• **TASK GOAL**
Please set down all the lines beneath this one exactly, without the pictures.

• **DATA SEGMENT**
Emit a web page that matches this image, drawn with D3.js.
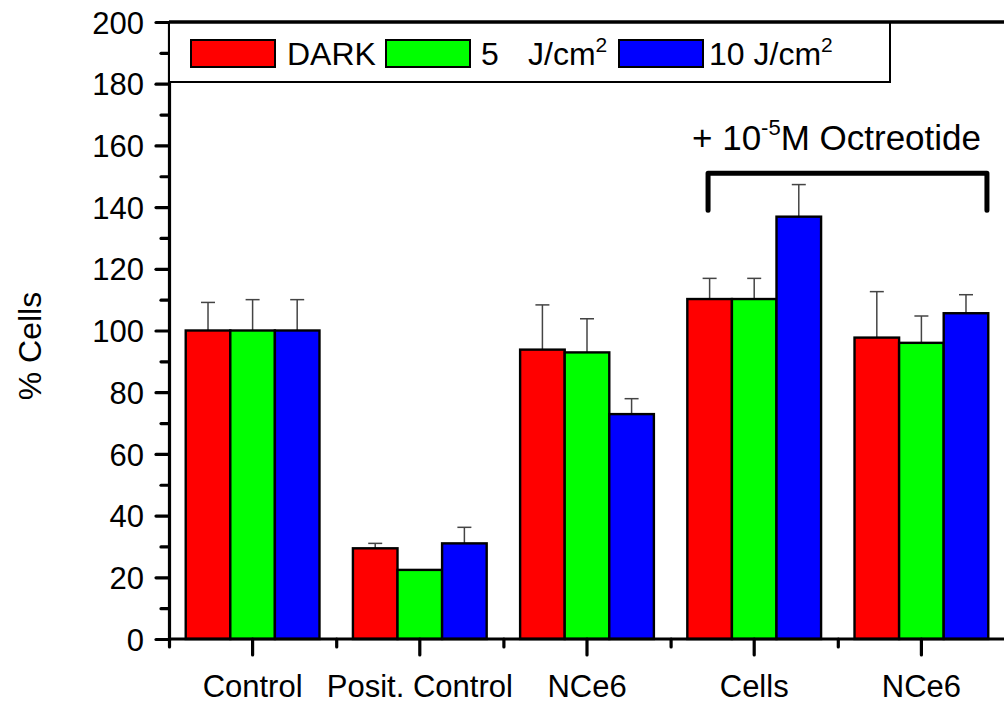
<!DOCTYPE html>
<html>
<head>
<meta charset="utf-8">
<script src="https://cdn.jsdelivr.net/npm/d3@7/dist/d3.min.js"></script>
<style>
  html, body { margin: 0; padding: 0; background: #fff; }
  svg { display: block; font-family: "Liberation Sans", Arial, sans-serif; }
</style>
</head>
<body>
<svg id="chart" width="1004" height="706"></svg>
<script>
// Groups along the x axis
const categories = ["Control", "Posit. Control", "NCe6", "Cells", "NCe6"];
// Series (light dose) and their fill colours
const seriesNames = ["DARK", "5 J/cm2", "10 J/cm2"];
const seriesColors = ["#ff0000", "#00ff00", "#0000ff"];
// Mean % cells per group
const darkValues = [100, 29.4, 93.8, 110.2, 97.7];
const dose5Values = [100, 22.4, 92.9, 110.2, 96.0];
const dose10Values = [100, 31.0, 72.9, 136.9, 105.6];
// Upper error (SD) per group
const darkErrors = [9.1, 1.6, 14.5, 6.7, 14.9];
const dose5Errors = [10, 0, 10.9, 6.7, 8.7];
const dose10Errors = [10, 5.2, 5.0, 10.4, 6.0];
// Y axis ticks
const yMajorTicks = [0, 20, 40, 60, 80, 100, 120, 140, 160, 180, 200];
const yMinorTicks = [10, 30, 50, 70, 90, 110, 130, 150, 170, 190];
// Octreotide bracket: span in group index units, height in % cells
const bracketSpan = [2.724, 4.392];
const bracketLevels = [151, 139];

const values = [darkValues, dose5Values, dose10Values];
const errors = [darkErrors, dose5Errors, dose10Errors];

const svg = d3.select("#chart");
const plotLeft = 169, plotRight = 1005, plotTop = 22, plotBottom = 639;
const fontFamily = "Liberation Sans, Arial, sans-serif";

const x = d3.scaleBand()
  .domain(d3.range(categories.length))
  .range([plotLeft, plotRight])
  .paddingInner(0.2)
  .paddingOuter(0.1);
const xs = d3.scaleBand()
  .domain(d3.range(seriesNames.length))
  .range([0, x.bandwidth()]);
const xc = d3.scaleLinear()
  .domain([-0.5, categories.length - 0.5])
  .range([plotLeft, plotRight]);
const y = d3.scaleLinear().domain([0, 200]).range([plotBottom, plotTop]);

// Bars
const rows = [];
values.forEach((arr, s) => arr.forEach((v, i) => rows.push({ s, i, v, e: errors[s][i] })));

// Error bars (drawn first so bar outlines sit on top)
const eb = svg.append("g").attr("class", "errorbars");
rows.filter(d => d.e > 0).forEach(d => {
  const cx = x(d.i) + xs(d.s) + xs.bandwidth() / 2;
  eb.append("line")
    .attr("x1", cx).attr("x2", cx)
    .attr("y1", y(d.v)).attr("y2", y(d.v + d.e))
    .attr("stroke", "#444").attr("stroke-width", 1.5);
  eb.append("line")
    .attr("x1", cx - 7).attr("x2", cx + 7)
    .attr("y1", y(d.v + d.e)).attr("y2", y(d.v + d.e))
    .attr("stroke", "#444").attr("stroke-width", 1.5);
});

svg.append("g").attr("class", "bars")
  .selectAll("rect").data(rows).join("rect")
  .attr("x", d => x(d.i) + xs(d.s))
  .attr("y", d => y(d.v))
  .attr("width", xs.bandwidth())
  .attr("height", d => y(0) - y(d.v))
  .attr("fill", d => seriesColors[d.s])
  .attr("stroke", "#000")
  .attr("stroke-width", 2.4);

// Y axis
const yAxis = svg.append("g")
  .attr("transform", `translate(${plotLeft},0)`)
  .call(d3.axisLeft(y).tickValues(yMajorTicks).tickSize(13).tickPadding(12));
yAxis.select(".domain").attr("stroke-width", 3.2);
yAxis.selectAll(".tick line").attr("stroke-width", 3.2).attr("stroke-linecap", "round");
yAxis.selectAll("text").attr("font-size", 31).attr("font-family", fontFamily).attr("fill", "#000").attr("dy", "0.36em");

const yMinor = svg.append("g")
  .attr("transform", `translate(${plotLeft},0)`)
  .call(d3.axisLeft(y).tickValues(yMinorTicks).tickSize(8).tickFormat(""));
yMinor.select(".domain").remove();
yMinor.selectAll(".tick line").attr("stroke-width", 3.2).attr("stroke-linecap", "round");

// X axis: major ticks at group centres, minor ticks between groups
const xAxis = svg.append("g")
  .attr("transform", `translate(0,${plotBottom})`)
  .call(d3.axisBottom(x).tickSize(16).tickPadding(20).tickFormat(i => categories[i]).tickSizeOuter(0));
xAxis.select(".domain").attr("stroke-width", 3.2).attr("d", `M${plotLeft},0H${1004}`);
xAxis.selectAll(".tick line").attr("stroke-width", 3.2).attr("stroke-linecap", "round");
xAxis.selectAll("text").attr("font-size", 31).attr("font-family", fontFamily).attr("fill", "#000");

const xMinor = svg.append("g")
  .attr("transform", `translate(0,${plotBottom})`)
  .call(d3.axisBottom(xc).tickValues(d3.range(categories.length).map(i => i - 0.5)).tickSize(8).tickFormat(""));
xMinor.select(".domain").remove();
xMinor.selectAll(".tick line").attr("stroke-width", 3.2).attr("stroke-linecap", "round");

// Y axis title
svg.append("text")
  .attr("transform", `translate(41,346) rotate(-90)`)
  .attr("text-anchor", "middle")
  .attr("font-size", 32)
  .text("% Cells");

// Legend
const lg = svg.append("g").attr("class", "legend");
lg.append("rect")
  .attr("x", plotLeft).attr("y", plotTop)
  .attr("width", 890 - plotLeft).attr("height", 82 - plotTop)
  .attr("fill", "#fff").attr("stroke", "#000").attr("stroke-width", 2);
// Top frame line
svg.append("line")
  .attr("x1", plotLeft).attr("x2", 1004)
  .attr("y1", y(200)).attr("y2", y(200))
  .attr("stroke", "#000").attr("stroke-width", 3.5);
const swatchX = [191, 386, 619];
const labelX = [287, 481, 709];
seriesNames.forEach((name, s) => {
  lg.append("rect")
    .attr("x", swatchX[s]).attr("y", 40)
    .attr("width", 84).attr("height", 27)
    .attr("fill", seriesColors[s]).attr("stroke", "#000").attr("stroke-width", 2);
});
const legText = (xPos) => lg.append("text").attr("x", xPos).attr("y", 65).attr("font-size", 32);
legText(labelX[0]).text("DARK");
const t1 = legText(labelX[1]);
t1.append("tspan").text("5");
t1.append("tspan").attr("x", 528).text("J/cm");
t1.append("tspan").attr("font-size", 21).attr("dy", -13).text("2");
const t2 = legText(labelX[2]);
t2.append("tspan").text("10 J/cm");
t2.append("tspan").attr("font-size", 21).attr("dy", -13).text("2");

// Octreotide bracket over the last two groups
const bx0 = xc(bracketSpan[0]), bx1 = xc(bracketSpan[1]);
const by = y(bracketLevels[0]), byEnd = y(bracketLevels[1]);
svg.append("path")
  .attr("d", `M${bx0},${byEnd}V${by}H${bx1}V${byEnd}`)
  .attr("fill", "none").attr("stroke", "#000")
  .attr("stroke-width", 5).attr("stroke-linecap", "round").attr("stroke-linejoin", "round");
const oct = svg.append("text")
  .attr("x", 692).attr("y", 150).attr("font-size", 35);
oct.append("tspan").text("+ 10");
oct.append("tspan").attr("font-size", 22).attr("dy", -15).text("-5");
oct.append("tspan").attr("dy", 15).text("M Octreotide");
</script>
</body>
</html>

• **PROBLEM SOLUTION**
Emit a web page that matches this image, drawn with D3.js.
<!DOCTYPE html>
<html>
<head>
<meta charset="utf-8">
<script src="https://cdn.jsdelivr.net/npm/d3@7/dist/d3.min.js"></script>
<style>
  html, body { margin: 0; padding: 0; background: #fff; }
  svg { display: block; font-family: "Liberation Sans", Arial, sans-serif; }
</style>
</head>
<body>
<svg id="chart" width="1004" height="706"></svg>
<script>
// Groups along the x axis
const categories = ["Control", "Posit. Control", "NCe6", "Cells", "NCe6"];
// Series (light dose) and their fill colours
const seriesNames = ["DARK", "5 J/cm2", "10 J/cm2"];
const seriesColors = ["#ff0000", "#00ff00", "#0000ff"];
// Mean % cells per group
const darkValues = [100, 29.4, 93.8, 110.2, 97.7];
const dose5Values = [100, 22.4, 92.9, 110.2, 96.0];
const dose10Values = [100, 31.0, 72.9, 136.9, 105.6];
// Upper error (SD) per group
const darkErrors = [9.1, 1.6, 14.5, 6.7, 14.9];
const dose5Errors = [10, 0, 10.9, 6.7, 8.7];
const dose10Errors = [10, 5.2, 5.0, 10.4, 6.0];
// Y axis ticks
const yMajorTicks = [0, 20, 40, 60, 80, 100, 120, 140, 160, 180, 200];
const yMinorTicks = [10, 30, 50, 70, 90, 110, 130, 150, 170, 190];
// Octreotide bracket: span in group index units, height in % cells
const bracketSpan = [2.724, 4.392];
const bracketLevels = [151, 139];

const values = [darkValues, dose5Values, dose10Values];
const errors = [darkErrors, dose5Errors, dose10Errors];

const svg = d3.select("#chart");
const plotLeft = 169, plotRight = 1005, plotTop = 22, plotBottom = 639;
const fontFamily = "Liberation Sans, Arial, sans-serif";

const x = d3.scaleBand()
  .domain(d3.range(categories.length))
  .range([plotLeft, plotRight])
  .paddingInner(0.2)
  .paddingOuter(0.1);
const xs = d3.scaleBand()
  .domain(d3.range(seriesNames.length))
  .range([0, x.bandwidth()]);
const xc = d3.scaleLinear()
  .domain([-0.5, categories.length - 0.5])
  .range([plotLeft, plotRight]);
const y = d3.scaleLinear().domain([0, 200]).range([plotBottom, plotTop]);

// Bars
const rows = [];
values.forEach((arr, s) => arr.forEach((v, i) => rows.push({ s, i, v, e: errors[s][i] })));

// Error bars (drawn first so bar outlines sit on top)
const eb = svg.append("g").attr("class", "errorbars");
rows.filter(d => d.e > 0).forEach(d => {
  const cx = x(d.i) + xs(d.s) + xs.bandwidth() / 2;
  eb.append("line")
    .attr("x1", cx).attr("x2", cx)
    .attr("y1", y(d.v)).attr("y2", y(d.v + d.e))
    .attr("stroke", "#444").attr("stroke-width", 1.5);
  eb.append("line")
    .attr("x1", cx - 7).attr("x2", cx + 7)
    .attr("y1", y(d.v + d.e)).attr("y2", y(d.v + d.e))
    .attr("stroke", "#444").attr("stroke-width", 1.5);
});

svg.append("g").attr("class", "bars")
  .selectAll("rect").data(rows).join("rect")
  .attr("x", d => x(d.i) + xs(d.s))
  .attr("y", d => y(d.v))
  .attr("width", xs.bandwidth())
  .attr("height", d => y(0) - y(d.v))
  .attr("fill", d => seriesColors[d.s])
  .attr("stroke", "#000")
  .attr("stroke-width", 2.4);

// Y axis
const yAxis = svg.append("g")
  .attr("transform", `translate(${plotLeft},0)`)
  .call(d3.axisLeft(y).tickValues(yMajorTicks).tickSize(13).tickPadding(12));
yAxis.select(".domain").attr("stroke-width", 3.2);
yAxis.selectAll(".tick line").attr("stroke-width", 3.2).attr("stroke-linecap", "round");
yAxis.selectAll("text").attr("font-size", 31).attr("font-family", fontFamily).attr("fill", "#000").attr("dy", "0.36em");

const yMinor = svg.append("g")
  .attr("transform", `translate(${plotLeft},0)`)
  .call(d3.axisLeft(y).tickValues(yMinorTicks).tickSize(8).tickFormat(""));
yMinor.select(".domain").remove();
yMinor.selectAll(".tick line").attr("stroke-width", 3.2).attr("stroke-linecap", "round");

// X axis: major ticks at group centres, minor ticks between groups
const xAxis = svg.append("g")
  .attr("transform", `translate(0,${plotBottom})`)
  .call(d3.axisBottom(x).tickSize(16).tickPadding(20).tickFormat(i => categories[i]).tickSizeOuter(0));
xAxis.select(".domain").attr("stroke-width", 3.2).attr("d", `M${plotLeft},0H${1004}`);
xAxis.selectAll(".tick line").attr("stroke-width", 3.2).attr("stroke-linecap", "round");
xAxis.selectAll("text").attr("font-size", 31).attr("font-family", fontFamily).attr("fill", "#000");

const xMinor = svg.append("g")
  .attr("transform", `translate(0,${plotBottom})`)
  .call(d3.axisBottom(xc).tickValues(d3.range(categories.length).map(i => i - 0.5)).tickSize(8).tickFormat(""));
xMinor.select(".domain").remove();
xMinor.selectAll(".tick line").attr("stroke-width", 3.2).attr("stroke-linecap", "round");

// Y axis title
svg.append("text")
  .attr("transform", `translate(41,346) rotate(-90)`)
  .attr("text-anchor", "middle")
  .attr("font-size", 32)
  .text("% Cells");

// Legend
const lg = svg.append("g").attr("class", "legend");
lg.append("rect")
  .attr("x", plotLeft).attr("y", plotTop)
  .attr("width", 890 - plotLeft).attr("height", 82 - plotTop)
  .attr("fill", "#fff").attr("stroke", "#000").attr("stroke-width", 2);
// Top frame line
svg.append("line")
  .attr("x1", plotLeft).attr("x2", 1004)
  .attr("y1", y(200)).attr("y2", y(200))
  .attr("stroke", "#000").attr("stroke-width", 3.5);
const swatchX = [191, 386, 619];
const labelX = [287, 481, 709];
seriesNames.forEach((name, s) => {
  lg.append("rect")
    .attr("x", swatchX[s]).attr("y", 40)
    .attr("width", 84).attr("height", 27)
    .attr("fill", seriesColors[s]).attr("stroke", "#000").attr("stroke-width", 2);
});
const legText = (xPos) => lg.append("text").attr("x", xPos).attr("y", 65).attr("font-size", 32);
legText(labelX[0]).text("DARK");
const t1 = legText(labelX[1]);
t1.append("tspan").text("5");
t1.append("tspan").attr("x", 528).text("J/cm");
t1.append("tspan").attr("font-size", 21).attr("dy", -13).text("2");
const t2 = legText(labelX[2]);
t2.append("tspan").text("10 J/cm");
t2.append("tspan").attr("font-size", 21).attr("dy", -13).text("2");

// Octreotide bracket over the last two groups
const bx0 = xc(bracketSpan[0]), bx1 = xc(bracketSpan[1]);
const by = y(bracketLevels[0]), byEnd = y(bracketLevels[1]);
svg.append("path")
  .attr("d", `M${bx0},${byEnd}V${by}H${bx1}V${byEnd}`)
  .attr("fill", "none").attr("stroke", "#000")
  .attr("stroke-width", 5).attr("stroke-linecap", "round").attr("stroke-linejoin", "round");
const oct = svg.append("text")
  .attr("x", 692).attr("y", 150).attr("font-size", 35);
oct.append("tspan").text("+ 10");
oct.append("tspan").attr("font-size", 22).attr("dy", -15).text("-5");
oct.append("tspan").attr("dy", 15).text("M Octreotide");
</script>
</body>
</html>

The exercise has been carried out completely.